In a section that celebrates the Vorsothian elements of the blocks in our competition, these sets don’t bring much to the table. Instead of strict flavor guidelines, Magic 2010-2014 celebrates the fantasy elements of the game and stays detached from a specific plane in the Magic multiverse. This is clearly shown through the five legends that appear in Magic 2013—each one is from a different plane within the Magic universe, showing the expanded worldview of these new core sets.
The Commander preconstructed decks are no different, as the generals are from scattered parts of the Magic universe and the cards spring from basic fantasy ideas or from completely different corners of the multiverse. Opening a Commander preconstructed deck is like diving into a mishmash of lore that leaves even the more experienced player out of their depth.
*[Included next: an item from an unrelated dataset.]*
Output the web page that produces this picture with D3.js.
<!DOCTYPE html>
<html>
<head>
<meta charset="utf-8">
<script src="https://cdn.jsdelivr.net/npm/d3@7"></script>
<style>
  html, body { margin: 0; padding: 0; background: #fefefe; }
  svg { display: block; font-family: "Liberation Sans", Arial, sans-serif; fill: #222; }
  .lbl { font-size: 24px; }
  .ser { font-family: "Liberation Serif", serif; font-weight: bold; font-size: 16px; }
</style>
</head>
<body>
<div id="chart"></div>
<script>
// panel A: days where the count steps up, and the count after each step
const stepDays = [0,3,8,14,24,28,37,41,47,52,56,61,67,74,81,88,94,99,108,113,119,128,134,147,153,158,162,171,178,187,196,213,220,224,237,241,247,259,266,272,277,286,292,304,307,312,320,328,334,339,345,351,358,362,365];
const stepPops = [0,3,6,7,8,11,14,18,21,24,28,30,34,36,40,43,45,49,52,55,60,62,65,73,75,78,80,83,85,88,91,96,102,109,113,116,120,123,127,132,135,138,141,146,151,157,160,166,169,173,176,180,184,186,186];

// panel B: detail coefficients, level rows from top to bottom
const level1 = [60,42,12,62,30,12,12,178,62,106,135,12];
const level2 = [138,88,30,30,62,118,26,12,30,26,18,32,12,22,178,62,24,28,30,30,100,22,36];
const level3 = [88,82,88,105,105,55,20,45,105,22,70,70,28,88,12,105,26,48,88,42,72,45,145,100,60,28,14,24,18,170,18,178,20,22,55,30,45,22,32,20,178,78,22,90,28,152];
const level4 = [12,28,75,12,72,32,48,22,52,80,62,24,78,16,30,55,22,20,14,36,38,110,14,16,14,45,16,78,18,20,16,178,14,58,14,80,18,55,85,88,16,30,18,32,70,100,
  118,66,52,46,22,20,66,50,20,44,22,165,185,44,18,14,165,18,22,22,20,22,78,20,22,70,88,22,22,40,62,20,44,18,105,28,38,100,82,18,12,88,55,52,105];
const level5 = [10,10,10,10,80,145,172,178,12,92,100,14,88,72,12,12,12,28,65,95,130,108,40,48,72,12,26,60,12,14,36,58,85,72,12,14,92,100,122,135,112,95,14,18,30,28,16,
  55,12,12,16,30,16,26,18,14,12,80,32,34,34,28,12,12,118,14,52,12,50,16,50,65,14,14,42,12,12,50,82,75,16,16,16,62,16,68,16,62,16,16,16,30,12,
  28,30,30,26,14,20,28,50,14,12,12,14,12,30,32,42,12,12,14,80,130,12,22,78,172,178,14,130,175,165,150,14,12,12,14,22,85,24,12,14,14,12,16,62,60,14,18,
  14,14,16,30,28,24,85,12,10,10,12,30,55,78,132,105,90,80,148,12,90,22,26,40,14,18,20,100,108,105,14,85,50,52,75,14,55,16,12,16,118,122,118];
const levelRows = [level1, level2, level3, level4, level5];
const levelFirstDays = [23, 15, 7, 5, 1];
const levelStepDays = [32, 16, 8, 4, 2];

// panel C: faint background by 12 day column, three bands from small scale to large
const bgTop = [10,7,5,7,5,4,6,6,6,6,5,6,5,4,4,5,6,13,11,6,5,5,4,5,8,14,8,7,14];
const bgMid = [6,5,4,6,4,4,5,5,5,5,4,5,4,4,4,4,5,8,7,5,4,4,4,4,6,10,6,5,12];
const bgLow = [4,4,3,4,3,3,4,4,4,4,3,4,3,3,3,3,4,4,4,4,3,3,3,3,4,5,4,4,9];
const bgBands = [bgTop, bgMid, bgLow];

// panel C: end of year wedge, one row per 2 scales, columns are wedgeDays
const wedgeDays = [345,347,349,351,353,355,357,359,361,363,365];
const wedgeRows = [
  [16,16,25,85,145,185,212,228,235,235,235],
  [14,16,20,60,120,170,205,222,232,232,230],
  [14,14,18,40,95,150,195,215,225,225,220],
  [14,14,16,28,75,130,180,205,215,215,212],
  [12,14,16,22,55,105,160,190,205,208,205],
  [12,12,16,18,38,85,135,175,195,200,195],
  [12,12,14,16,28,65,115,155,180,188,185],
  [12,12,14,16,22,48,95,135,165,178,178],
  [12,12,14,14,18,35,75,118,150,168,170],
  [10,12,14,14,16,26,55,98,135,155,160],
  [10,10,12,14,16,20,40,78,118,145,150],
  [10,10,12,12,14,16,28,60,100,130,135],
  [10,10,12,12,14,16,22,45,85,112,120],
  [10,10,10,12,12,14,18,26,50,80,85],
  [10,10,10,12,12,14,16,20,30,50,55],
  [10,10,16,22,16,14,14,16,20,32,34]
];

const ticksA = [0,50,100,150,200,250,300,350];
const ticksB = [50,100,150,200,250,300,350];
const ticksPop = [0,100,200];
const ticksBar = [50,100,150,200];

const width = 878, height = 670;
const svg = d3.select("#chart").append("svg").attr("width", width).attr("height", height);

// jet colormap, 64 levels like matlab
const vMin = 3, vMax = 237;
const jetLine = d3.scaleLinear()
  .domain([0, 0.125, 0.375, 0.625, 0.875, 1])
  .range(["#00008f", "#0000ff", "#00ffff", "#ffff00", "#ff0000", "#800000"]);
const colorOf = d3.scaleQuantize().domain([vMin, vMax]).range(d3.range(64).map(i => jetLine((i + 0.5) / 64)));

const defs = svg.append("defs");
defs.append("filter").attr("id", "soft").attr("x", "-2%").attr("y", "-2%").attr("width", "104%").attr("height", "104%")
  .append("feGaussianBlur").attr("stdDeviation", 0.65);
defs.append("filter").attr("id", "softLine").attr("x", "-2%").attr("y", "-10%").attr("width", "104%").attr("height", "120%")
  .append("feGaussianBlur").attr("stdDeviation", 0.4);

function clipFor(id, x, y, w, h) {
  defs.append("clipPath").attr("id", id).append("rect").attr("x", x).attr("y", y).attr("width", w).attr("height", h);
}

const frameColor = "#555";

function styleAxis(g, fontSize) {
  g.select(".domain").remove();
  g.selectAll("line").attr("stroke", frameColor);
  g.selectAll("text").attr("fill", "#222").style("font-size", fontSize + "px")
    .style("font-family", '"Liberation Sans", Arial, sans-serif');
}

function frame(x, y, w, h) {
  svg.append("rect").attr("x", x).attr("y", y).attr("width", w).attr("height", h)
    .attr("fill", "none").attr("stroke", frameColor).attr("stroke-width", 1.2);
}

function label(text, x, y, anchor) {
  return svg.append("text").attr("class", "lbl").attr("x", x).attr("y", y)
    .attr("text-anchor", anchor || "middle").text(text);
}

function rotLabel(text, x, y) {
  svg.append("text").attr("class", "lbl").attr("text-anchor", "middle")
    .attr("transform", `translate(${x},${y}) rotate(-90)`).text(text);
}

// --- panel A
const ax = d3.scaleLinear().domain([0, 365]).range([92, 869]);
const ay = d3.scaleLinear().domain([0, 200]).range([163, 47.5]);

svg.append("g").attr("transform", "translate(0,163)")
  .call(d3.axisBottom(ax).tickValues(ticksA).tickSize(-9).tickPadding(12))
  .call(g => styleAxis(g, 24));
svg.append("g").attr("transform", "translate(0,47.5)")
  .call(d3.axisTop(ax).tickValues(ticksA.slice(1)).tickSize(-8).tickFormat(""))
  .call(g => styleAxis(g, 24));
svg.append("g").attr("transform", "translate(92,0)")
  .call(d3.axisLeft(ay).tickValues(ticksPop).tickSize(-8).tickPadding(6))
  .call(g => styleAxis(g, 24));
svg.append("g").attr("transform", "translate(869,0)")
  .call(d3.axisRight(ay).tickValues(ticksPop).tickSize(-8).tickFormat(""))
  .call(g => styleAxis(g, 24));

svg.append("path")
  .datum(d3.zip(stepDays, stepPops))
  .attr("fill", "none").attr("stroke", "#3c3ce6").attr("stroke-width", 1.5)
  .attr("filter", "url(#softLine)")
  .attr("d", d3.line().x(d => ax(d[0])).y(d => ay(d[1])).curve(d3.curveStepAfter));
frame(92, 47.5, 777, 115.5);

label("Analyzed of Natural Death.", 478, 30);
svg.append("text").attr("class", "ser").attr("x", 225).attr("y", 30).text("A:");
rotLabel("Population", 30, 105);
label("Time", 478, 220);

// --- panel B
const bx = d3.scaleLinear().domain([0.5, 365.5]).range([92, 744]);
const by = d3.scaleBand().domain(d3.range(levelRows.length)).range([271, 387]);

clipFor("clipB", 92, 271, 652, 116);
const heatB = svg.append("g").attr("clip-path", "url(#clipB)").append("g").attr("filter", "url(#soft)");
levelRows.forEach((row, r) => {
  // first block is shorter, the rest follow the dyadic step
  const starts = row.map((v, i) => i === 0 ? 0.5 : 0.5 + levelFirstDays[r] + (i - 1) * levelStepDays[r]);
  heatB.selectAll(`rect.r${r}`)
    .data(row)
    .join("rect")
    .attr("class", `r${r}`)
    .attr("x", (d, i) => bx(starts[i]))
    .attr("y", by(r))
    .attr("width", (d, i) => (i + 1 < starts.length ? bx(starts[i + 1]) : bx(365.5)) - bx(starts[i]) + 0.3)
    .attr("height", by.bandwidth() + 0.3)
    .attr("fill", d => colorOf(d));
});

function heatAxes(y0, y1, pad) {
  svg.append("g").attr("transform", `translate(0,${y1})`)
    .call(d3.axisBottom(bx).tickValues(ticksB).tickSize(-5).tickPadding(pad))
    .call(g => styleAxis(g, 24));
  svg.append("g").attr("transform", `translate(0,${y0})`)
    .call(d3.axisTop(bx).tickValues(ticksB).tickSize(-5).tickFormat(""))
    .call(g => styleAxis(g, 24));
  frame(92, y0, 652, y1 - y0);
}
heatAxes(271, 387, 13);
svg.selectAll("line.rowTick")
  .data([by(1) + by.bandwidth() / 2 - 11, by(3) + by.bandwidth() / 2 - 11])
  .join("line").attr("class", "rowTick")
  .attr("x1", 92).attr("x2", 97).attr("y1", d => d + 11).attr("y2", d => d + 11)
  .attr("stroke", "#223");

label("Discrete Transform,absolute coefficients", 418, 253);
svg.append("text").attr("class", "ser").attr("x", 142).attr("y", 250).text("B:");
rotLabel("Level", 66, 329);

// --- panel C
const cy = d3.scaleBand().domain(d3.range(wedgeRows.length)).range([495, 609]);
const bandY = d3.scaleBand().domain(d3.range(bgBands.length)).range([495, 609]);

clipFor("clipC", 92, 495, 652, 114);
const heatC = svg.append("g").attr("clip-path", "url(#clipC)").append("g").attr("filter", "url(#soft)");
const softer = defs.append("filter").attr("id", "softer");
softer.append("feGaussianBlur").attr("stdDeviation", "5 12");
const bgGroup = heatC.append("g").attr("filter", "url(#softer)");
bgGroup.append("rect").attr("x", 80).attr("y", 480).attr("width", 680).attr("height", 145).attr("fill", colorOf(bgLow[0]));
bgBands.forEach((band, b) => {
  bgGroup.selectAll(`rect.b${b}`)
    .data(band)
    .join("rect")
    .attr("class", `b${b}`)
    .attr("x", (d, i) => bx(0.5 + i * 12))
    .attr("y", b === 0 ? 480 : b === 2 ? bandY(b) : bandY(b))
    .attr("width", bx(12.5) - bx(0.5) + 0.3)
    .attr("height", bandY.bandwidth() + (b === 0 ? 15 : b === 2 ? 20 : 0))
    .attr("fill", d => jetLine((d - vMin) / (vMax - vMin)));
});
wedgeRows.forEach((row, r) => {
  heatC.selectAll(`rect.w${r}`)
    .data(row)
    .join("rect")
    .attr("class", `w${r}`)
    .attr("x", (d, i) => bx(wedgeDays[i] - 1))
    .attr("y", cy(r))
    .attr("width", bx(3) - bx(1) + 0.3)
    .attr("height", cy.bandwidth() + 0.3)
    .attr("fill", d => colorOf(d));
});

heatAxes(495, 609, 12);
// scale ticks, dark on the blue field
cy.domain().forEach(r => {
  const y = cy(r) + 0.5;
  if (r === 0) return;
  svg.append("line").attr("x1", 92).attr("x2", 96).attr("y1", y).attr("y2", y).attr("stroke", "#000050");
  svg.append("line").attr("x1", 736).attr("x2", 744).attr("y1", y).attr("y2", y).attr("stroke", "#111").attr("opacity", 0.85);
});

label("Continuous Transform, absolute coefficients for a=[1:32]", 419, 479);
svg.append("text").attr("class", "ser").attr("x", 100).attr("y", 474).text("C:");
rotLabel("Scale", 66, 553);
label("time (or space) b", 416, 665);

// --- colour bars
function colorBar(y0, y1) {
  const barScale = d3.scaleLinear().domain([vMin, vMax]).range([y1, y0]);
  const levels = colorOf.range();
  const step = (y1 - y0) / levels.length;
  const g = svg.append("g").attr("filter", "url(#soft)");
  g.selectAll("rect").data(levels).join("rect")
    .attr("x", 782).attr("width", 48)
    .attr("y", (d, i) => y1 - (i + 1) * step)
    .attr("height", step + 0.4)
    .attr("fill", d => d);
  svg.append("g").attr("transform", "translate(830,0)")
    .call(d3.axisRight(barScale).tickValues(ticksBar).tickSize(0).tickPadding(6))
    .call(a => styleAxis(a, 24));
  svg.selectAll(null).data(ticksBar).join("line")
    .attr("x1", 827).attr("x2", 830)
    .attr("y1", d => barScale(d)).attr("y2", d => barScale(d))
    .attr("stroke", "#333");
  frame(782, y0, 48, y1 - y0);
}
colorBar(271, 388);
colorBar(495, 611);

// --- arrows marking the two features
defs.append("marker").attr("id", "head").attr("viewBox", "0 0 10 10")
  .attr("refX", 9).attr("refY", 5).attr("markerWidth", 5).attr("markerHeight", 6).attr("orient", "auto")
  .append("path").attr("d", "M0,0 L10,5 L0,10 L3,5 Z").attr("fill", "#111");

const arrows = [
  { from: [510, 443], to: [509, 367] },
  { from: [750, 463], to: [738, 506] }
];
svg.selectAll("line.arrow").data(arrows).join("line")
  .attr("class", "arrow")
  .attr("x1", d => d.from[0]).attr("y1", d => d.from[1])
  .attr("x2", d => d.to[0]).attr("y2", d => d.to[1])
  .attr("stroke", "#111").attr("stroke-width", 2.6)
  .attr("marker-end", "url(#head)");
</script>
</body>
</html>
Yet this isn’t a bad thing. By pulling the design focus away from a regimented expert expansion, designers can create pure card design that is reminiscent of the original cards that started the game all the way back in 1993. Cards like Scavenging Ooze and Trading Post enter the battlefield as spells that are easy to understand, fun, and useful in the Commander format. These sets are also great places to continue the story from previous locations, like the return to Innistrad block with the new Curses printed in Commander 2013 and the amazingly flavorful Witch Hunt.
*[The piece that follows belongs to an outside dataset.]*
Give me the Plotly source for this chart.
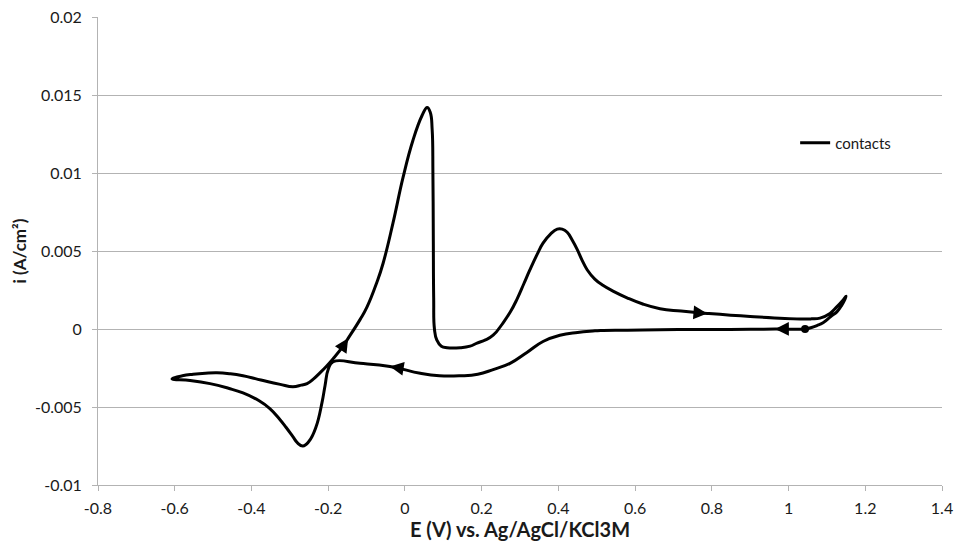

The only dark spot on either of these sets for flavor was the failing of the join forces mechanic. In the Commander 2011 product, a suite of five cards came with the join forces mechanic, an idea to ramp up multiplayer interaction that frankly failed at doing so because the spells effect was forced upon the other players and turned these cool ideas into simple symmetrical spells that rarely grace a Commander table.
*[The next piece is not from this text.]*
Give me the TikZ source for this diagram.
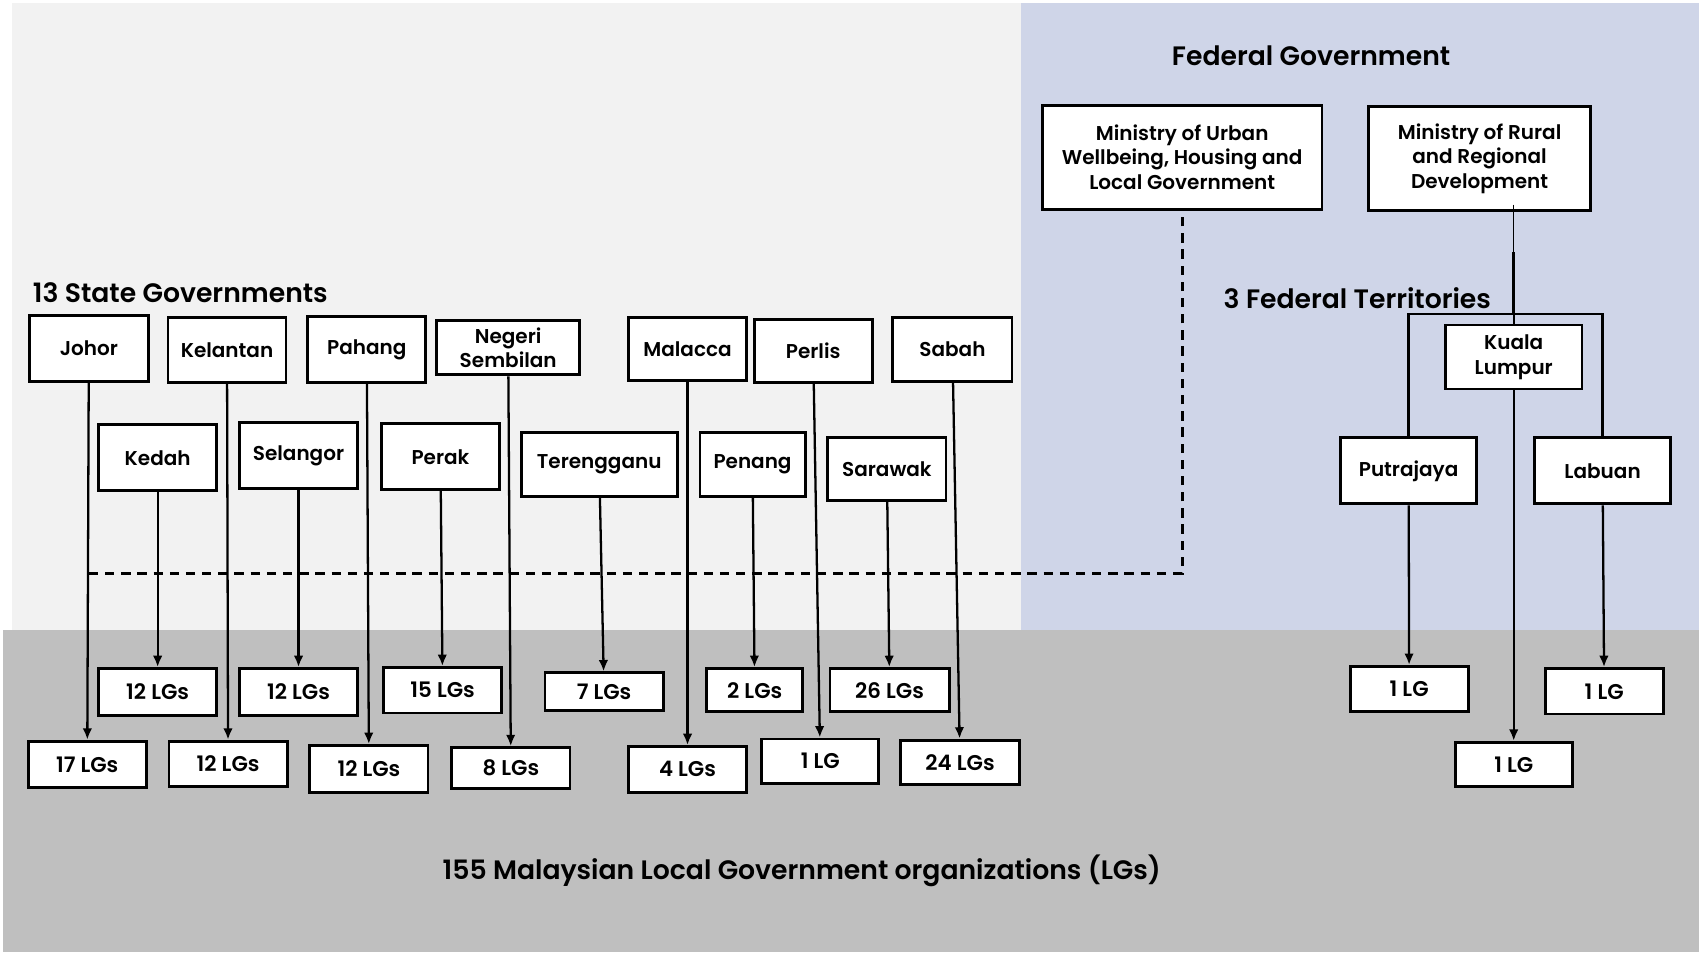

Verdict: The flavor in these blocks isn’t a home run by any stretch of the imagination with its basic fantasy theme, but at least it’s consistent. Magic 2010-2014 wins this section because they avoided the pitfalls of a failed mechanic.
One of the most controversial bans that the Rules Committee has ever handed down is that of Magic 2011 all-star Primeval Titan. I remember when it was first spoiled and people were surprised by the lack of a single word on the card: basic. The fact that Primeval Titan can fetch nonbasic lands led to his eventual dismissal from the format because whenever he was cast the entire game would revolve around copying, reanimating, and Flickering the 6/6 trampler.
Magic 2013 summoned Worldfire into the world and torched player’s enjoyment of any multiplayer game it was cast in. This ban was expected and important for the health of the format, preventing a spell that absolutely ruins a game and turns an hour of enjoyment into a topdecking war that lasts for ten minutes. Thankfully, the Commander product has avoided any sort of offensive printing. The only possible issue with the Commander product is the implantation of obvious Legacy staples that drive up the price of the product makes it harder for prospective players to acquire specific decks because of these cards made for a different format.
For a quick look at the results from each section, I’ve decided to compile them into a report card for each block with a specific score for each section and a cumulative score for the block as a whole. I’ve stuck to a simple American grading system using letters instead of a numerical scale to keep the competition away from a simple tallying up of the results.
The great commanders of the Commander product are what really separated these two sets and allowed the Commander product to win this matchup! They will take on the original Ravnica block in the Top 8 and duke it out to see who will advance further in the Battle Of The Blocks!